I think if you're going to tie into the frame you need to go all the way. 12 or more points, front and rear susp mounting points tied in, and tons of bracing. If the frame can work against itself it will. It would still likely take a long time to fatigue and crack a frame though.

After caging my K5 my frame already flex's a ton less, because the body bolted to the frame is so much more rigid. With the total area of mount plates, plus bars running along the floors for my seat bridge there is no way the cage can punch through the body either. I have 270 square inches of 1/4" plate for my mounting points. Even double the weight of my K5 on it's roof is only 37 lbs per square inch.

I'm sure there are many differing opinions, this was just my thinking when I did my cage.

Rene
 
tRustyK5 said:
Fabricating can be, and mostly is hard work. I'm not quite 40 but I'm already trying to plan my way into something a little less physical. Some weeks I do this stuff for 60 hours or more...and I sure don't feel like doing much else afterwards

I hear ya there. I'm no master--this cage is far from perfect, but it WILL protect my life, so I'm not overly concerned that it's not astetically perfect.


Here's the latest pic.......

That's it, I'm not going to mess with it until next Tuesday, I'm just too tired to try to do that before work (I work afternoons).
 
I'll take strong over pretty any day of the week. :)

I didn't see a pic... :confused: You must be tired.

Rene
 
Damn Rene, you're too fast for me, I was going to edit my post since I hit submit too quickly.

Here's the pic....

2592cage4.jpg


My buddy that was helping me made the windshiled pillar bars a little different on either side. The halo sits where it is supposed to, but the bars look a little funky with one bend _ and the other - or so. It won't hurt the operation of it though.
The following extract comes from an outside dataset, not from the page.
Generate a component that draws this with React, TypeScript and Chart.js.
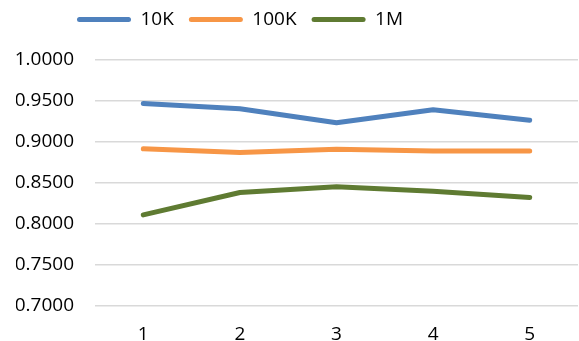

That's it with the rear bars tacked and the door bars fitted and just sitting there. I just need to put the other two in, finish weld the back bars and the other two, then install the seat and the door bars and it's done.
 
That'll work.

Cage welding is tough, especially when you've made it really tight to the interior stuff. I had to pull my windsheild to finish welding my dash bar and my halo/downbar joints. It worked out because I was doing my full 'vert chop at the same time anyways, but it was still a PITA.

Rene
 
It may not be as pretty, but it sure as hell penetrates better...plus, when you're in very tight quarters you can remove the nozzle with flux core. As long as you don't touch the contact tip to anything grounded, that can make the difference between getting the entire weld in or not.